Poverty is a scourge which always needs fighting. I spoke about this on Monday. I was pleased to see the Prime Minister dedicate himself to an all out assault on poverty yesterday. Poverty is relative as well as absolute. The west has long since gone beyond making sure people have the basics for life – enough food to survive, a few clothes and shelter. Our welfare systems are designed to let people afford some of the benefits of the rich society around them in addition to some absolute minimum. The political argument is over how much should people enjoy from benefit payments, who should qualify for benefits, and what is the best way of encouraging and helping more people into work, and then into better paid work.

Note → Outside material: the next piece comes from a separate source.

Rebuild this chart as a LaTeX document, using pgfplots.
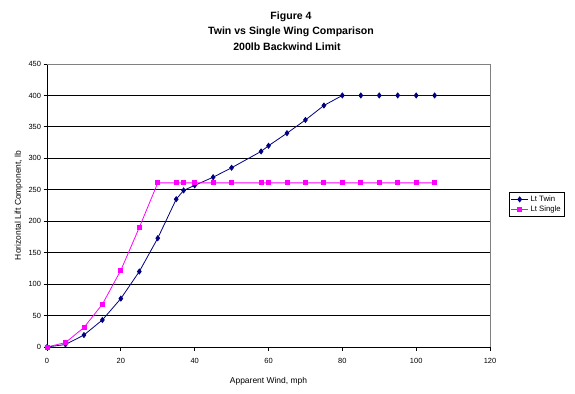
\documentclass[border=0pt]{standalone}
\usepackage{pgfplots}
\pgfplotsset{compat=1.18}
\usepackage{fontspec}
\setmainfont{Liberation Sans}
\definecolor{twin}{HTML}{000080}
\definecolor{single}{HTML}{FF00FF}
\begin{document}
\begin{tikzpicture}[x=1bp,y=1bp]
\useasboundingbox (0,0) rectangle (575,393);
\node[font=\bfseries\fontsize{10.6}{12}\selectfont] at (291,376) {Figure 4};
\node[font=\bfseries\fontsize{10.6}{12}\selectfont] at (291,361) {Twin vs Single Wing Comparison};
\node[font=\bfseries\fontsize{10.6}{12}\selectfont] at (287,346.5) {200lb Backwind Limit};
\begin{axis}[
  at={(47bp,46bp)}, anchor=south west,
  scale only axis, width=443bp, height=283bp,
  xmin=0, xmax=120, ymin=0, ymax=450,
  xtick={0,20,...,120}, ytick={0,50,...,450},
  axis x line*=bottom, axis y line*=left,
  axis line style={black, line width=0.8bp, -},
  tick align=outside, major tick length=3.5bp,
  tick style={black, line width=0.8bp},
  ymajorgrids, grid style={black, line width=0.8bp},
  /pgf/number format/assume math mode=true,
  ticklabel style={font=\fontsize{7.5}{9}\selectfont},
  xticklabel style={yshift=-4bp},
  yticklabel style={xshift=1bp},
  xlabel={Apparent Wind, mph}, ylabel={Horizontal Lift Component, lb},
  label style={font=\fontsize{8.5}{10}\selectfont},
  xlabel style={yshift=-7bp},
  ylabel shift=-1bp,
  clip=false,
  legend style={at={(1.0428,0.5477)}, anchor=north west, draw=black, line width=0.6bp,
    font=\fontsize{7.8}{9}\selectfont, inner sep=1.5bp, row sep=-1bp},
  legend cell align=left,
]
\draw[gray, line width=0.8bp] (rel axis cs:0,1) -- (rel axis cs:1,1) -- (rel axis cs:1,0);
\addplot[twin, line width=0.8bp, mark=diamond*, mark size=2.5bp, mark options={solid, fill=twin}] coordinates {
(0,0)(5,4)(10,19)(15,43)(20,77)(25,120)(30,173)(35,235)(37,249)(40,257)(45,270)(50,285)(58,311)(60,320)(65,340)(70,361)(75,384)(80,400)(85,400)(90,400)(95,400)(100,400)(105,400)};
\addlegendentry{Lt Twin}
\addplot[single, line width=0.8bp, mark=square*, mark size=2bp, mark options={solid, fill=single}] coordinates {
(0,0)(5,7)(10,31)(15,68)(20,122)(25,190)(30,261)(35,261)(37,261)(40,261)(45,261)(50,261)(58,261)(60,261)(65,261)(70,261)(75,261)(80,261)(85,261)(90,261)(95,261)(100,261)(105,261)};
\addlegendentry{Lt Single}
\end{axis}
\end{tikzpicture}
\end{document}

In my speech to the Conference fringe meeting I sketched a small society. Nine people each earned £20,000 a year. The average earnings of the community was £20,000, and there was no inequality. Total earnings were £180,000. A very well paid CEO of a multinational decided he wished to join this community, bringing his income of £820,000 a year. The socialist was against his arrival, as it would generate a huge jump in inequality.
After his arrival the average earnings of the community leapt from £20,000 to £100,000. Inequality shot up from zero, to the highest paid earning 41 times the lowest. The community now had someone to be jealous of. The total earnings of the community reached £1 million.
Surely, however, the community should welcome his arrival. It would immediately mean the community could collect around £500,000 or more of additional income, capital and sales taxes from the new arrival, to spend on the existing community members and their needs. It would allow them to find new markets for their products and services, or to gain higher paid employment by working for the new arrival. Far from the new arrival being bad news, he would generate more growth and allow the people on £20,000 a year each to earn more and to enjoy more public spending than they could afford for themselves. The inequalities need to be looked at on a post tax basis, not a pre tax basis, and need to take into account the impact of the spending by the more affluent on the incomes of the less affluent.
Poverty is the problem to tackle vigorously. Inequality is very bad if it comes about by the poor getting poorer. If inequality rises because more rich people decide to live here, it can provide money for higher living standards for all.